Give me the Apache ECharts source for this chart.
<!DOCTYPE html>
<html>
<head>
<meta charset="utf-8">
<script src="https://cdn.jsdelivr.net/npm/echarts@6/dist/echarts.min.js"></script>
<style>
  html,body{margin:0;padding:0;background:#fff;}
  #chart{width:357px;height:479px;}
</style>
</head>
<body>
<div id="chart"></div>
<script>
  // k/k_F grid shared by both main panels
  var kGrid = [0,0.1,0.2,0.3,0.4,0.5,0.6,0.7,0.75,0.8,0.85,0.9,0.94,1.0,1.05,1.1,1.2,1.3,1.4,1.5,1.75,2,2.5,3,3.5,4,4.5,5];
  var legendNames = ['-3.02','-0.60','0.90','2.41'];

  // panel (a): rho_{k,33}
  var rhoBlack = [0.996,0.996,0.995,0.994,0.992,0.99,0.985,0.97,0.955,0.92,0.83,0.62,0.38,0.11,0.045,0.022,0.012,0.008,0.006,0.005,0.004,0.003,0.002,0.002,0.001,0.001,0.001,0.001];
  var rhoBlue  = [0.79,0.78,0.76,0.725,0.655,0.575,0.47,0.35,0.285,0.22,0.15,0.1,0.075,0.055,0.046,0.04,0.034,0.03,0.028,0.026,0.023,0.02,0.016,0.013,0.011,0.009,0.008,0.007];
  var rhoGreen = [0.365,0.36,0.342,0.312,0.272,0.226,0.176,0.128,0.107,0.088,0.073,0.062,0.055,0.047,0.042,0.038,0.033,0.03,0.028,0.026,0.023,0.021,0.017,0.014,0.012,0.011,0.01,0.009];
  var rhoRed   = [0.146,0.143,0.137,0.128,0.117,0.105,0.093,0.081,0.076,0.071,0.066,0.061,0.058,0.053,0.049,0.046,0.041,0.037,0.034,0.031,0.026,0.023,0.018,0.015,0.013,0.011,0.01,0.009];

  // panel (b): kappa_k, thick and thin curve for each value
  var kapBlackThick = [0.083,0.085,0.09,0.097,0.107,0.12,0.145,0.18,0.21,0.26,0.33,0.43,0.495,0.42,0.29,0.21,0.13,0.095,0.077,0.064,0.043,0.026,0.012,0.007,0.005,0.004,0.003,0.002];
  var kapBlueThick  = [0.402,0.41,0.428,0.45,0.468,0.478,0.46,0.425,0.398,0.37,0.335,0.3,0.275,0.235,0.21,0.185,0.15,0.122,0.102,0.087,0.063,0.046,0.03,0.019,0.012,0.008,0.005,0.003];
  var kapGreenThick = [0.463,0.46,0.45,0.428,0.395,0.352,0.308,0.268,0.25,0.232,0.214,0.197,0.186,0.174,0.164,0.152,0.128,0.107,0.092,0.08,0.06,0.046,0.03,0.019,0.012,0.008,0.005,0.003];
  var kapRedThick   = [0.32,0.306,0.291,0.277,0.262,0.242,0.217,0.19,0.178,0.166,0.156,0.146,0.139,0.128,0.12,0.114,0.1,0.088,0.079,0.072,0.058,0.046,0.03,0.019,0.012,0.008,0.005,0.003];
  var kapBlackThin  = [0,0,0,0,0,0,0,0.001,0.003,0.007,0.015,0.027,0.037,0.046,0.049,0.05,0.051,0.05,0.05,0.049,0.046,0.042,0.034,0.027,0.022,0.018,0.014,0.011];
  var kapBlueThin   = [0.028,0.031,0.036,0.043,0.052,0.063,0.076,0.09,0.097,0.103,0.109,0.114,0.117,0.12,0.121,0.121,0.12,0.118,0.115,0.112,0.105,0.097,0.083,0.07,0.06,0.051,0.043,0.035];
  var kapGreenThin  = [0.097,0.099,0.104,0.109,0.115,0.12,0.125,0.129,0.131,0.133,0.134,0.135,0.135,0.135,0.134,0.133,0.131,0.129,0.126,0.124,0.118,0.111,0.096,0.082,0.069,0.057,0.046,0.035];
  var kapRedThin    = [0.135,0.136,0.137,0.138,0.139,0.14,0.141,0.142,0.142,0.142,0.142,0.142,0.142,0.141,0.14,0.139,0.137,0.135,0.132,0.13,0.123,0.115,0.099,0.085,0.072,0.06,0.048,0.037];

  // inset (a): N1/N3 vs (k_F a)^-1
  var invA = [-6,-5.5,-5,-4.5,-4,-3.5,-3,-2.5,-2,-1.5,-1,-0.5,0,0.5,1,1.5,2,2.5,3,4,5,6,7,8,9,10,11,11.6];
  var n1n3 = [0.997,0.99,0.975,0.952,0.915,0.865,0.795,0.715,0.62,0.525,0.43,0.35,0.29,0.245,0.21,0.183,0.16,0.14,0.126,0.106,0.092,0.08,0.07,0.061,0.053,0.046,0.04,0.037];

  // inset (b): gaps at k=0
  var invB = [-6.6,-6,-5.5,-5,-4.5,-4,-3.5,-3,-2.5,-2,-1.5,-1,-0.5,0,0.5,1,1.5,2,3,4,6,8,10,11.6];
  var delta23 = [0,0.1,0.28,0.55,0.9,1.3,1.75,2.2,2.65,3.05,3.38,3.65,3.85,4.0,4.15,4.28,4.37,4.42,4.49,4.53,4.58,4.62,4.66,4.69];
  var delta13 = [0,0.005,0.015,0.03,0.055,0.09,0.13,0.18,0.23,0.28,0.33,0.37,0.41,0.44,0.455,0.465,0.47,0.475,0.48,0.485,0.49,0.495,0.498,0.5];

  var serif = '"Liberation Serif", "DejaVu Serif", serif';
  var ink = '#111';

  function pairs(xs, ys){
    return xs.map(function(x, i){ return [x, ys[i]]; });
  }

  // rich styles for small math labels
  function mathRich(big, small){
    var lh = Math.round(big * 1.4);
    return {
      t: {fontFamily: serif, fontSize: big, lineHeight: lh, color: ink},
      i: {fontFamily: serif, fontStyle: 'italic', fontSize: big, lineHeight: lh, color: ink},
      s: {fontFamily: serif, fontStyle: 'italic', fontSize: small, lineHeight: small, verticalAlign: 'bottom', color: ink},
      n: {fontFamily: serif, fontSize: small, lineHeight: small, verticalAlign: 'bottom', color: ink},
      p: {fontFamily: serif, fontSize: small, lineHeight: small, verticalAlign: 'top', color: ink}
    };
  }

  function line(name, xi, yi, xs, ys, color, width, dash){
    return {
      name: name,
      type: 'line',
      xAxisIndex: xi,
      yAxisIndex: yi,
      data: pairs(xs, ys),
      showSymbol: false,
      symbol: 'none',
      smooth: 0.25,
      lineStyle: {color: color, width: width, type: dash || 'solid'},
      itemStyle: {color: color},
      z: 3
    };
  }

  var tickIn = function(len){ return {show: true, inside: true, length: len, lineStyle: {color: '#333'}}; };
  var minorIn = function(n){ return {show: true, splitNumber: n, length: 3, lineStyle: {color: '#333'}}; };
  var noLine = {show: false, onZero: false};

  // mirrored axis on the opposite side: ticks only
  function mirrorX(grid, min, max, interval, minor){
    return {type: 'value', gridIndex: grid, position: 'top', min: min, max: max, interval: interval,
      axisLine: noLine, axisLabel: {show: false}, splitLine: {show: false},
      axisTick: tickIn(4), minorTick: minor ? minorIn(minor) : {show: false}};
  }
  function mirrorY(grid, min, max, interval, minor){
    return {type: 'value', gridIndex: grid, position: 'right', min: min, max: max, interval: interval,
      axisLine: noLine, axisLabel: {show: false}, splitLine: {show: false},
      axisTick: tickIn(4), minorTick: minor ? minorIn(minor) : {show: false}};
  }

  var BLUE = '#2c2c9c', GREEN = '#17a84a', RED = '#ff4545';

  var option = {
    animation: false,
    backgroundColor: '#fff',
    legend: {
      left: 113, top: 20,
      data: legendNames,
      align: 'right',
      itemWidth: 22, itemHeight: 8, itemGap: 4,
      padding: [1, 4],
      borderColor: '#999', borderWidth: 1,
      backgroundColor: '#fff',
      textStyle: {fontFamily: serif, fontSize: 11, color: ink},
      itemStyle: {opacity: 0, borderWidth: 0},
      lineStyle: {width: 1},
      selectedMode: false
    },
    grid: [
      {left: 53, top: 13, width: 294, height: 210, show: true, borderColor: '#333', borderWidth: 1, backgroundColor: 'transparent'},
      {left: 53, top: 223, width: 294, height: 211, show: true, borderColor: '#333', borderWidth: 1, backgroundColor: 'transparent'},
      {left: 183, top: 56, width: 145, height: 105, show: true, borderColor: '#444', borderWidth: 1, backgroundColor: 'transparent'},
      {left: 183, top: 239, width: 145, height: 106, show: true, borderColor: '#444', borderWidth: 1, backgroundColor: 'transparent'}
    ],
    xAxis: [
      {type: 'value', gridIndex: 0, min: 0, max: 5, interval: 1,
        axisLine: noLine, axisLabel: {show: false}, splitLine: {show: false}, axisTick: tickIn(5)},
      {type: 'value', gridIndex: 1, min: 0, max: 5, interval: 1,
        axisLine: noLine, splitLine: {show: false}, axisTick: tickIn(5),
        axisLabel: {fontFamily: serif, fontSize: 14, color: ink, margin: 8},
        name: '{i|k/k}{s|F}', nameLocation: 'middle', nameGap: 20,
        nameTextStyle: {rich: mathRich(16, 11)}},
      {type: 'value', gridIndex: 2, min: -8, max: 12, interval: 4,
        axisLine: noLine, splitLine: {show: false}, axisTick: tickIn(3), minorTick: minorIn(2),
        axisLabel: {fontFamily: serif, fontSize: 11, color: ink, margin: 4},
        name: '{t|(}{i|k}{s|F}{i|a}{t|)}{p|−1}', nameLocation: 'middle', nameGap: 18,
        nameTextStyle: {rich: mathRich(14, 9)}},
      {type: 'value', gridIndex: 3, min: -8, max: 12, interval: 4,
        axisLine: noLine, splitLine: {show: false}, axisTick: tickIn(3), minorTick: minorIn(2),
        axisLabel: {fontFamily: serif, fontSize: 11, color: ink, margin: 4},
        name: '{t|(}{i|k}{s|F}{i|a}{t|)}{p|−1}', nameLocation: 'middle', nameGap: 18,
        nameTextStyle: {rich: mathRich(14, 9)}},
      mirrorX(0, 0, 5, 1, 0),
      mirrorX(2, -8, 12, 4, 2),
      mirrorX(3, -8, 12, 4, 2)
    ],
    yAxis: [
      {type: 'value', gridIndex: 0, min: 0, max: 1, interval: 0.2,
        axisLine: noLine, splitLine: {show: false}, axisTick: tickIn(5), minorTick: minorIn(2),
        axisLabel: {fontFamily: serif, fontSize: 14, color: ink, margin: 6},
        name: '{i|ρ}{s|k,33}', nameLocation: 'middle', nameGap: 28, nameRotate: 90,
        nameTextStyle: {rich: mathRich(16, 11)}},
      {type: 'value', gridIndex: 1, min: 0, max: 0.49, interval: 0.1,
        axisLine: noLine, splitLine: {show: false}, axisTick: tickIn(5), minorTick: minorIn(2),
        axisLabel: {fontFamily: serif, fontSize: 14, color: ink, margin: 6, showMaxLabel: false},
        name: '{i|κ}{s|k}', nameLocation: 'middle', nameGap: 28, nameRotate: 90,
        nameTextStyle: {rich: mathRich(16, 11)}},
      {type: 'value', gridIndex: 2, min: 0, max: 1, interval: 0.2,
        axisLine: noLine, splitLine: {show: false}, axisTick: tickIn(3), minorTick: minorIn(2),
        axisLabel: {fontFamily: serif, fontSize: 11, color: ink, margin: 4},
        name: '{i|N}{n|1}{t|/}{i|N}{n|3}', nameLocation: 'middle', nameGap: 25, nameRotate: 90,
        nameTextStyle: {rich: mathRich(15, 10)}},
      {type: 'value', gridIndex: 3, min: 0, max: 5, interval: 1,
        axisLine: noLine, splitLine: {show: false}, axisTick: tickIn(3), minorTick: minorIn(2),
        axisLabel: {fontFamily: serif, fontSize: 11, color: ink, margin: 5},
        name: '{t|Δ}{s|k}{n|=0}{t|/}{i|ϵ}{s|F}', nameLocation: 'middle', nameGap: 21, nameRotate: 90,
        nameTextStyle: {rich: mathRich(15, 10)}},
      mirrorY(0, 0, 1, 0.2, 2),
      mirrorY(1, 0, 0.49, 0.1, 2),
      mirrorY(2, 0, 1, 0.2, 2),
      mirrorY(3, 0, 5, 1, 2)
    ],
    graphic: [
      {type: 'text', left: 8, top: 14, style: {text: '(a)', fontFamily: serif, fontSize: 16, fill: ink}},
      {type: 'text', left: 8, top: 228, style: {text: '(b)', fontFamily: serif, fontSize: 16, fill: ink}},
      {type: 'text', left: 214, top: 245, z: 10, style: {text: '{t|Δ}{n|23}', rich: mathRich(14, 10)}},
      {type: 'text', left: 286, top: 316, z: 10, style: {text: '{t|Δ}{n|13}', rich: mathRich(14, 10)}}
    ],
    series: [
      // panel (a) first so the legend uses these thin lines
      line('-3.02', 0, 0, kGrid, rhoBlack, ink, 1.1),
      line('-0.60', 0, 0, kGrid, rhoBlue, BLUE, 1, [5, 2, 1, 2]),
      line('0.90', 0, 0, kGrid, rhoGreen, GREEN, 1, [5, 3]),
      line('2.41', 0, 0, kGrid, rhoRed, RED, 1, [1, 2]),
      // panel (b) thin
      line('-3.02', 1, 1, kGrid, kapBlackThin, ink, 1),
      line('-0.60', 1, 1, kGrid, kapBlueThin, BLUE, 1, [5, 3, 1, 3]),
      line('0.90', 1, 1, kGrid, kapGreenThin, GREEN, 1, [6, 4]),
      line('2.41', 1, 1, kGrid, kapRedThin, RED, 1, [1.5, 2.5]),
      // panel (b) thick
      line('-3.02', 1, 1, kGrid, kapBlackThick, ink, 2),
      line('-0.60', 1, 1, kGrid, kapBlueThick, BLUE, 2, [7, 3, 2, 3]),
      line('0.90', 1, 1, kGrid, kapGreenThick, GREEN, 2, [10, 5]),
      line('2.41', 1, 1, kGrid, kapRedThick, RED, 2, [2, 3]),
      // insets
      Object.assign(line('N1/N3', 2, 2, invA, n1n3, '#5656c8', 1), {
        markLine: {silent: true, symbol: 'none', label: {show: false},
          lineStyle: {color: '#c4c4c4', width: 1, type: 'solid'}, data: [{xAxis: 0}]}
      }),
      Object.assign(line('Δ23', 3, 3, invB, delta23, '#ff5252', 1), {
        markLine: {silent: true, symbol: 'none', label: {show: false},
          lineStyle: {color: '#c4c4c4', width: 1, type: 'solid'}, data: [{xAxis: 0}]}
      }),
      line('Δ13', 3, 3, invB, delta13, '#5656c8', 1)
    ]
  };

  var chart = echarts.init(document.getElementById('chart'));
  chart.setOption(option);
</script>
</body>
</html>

• • •

Starting at the first line of the material above, reproduce each line exactly up to and including the line with "var legendNames = ['-3.02','-0.60','0.90','2.41'];".

* **TASK RESPONSE**
Give me the Apache ECharts source for this chart.
<!DOCTYPE html>
<html>
<head>
<meta charset="utf-8">
<script src="https://cdn.jsdelivr.net/npm/echarts@6/dist/echarts.min.js"></script>
<style>
  html,body{margin:0;padding:0;background:#fff;}
  #chart{width:357px;height:479px;}
</style>
</head>
<body>
<div id="chart"></div>
<script>
  // k/k_F grid shared by both main panels
  var kGrid = [0,0.1,0.2,0.3,0.4,0.5,0.6,0.7,0.75,0.8,0.85,0.9,0.94,1.0,1.05,1.1,1.2,1.3,1.4,1.5,1.75,2,2.5,3,3.5,4,4.5,5];
  var legendNames = ['-3.02','-0.60','0.90','2.41'];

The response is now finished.